Ensuring water is safe from arsenic is important if we are to avoid poisoning millions of people, and the task has been made easier after a French team found a new way to detect it at even very low concentrations.

Arsenic occurs naturally in the earth’s crust, but can get into drinking water and soils via groundwater. The World Health Organization recommends that arsenic (As) levels in drinking water do not exceed 10 micrograms per litre: a microgram is a millionth of a gram.

It’s difficult to detect  at this low, which makes arsenic monitoring expensive and time-consuming. Worldwide, it’s likely that 140 million people have drinking water with arsenic levels above the recommended amounts.

What’s more, there are two commonly occurring types of arsenic – As(III) and As(V) – which are hard to differentiate. As(III) is more toxic than As(V), so being unable to tell which is which makes it harder to judge the danger of arsenic contamination.

The researchers, who have published their findings in the Journal of Applied Physics, have developed sensors that can spot arsenic at concentrations of one microgram per litre, and discern the two forms.

The sensors are made by submerging glass plates in a liquid that contains dissolved silver, which provokes a chemical reaction that deposits tiny amounts of silver onto the glass.

Photo of silver film on glass plate next to microscope image of silver surface
Left: A sample of a silver nanostructured film, deposited by the electroless technique on a glass plate. Right: A zoom in on the silver film at 1.5 micrometre scale, by atomic force microscopy. Credit: Dominique Vouagner

The silver forms nanometre-sized structures that hold arsenic-containing molecules.

Then, the arsenic can be spotted with a technique called surface-enhanced Raman spectroscopy (SERS): hitting the surface with a laser, and spotting arsenic through the unique way it scatters light.

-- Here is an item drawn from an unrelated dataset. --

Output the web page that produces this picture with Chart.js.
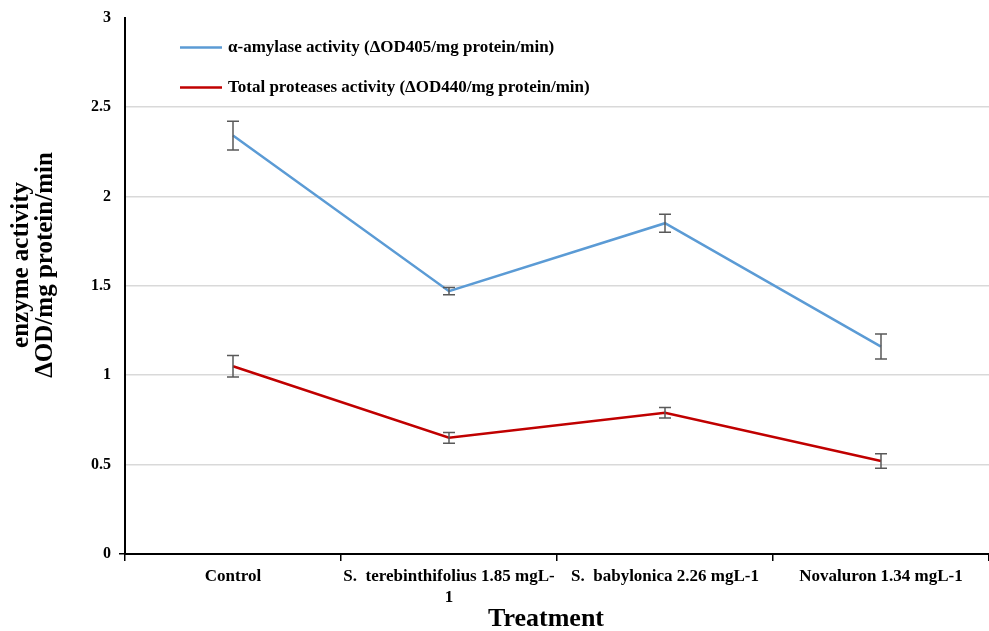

SERS can also be tuned to spot other contaminants.

“By using SERS, we can detect and speciate pollutants even at the lowest concentration,” says study co-author Dominique Vouagner.

Read more: Toxic groundwater threatens millions

Their method for making the sensors – called an ‘electroless’ method – also rendered them much more sensitive than the conventional way of making SERS sensors.

Even better: it’s fairly easy and safe to do.

“Our technique for developing this SERS substrate makes it simple to manufacture because the electroless films can be easily deposited on various substrates,” says Vouagner.

“Plus, the starting compounds have low environmental toxicity, which is a benefit for detection measurements in natural as well as potable water.”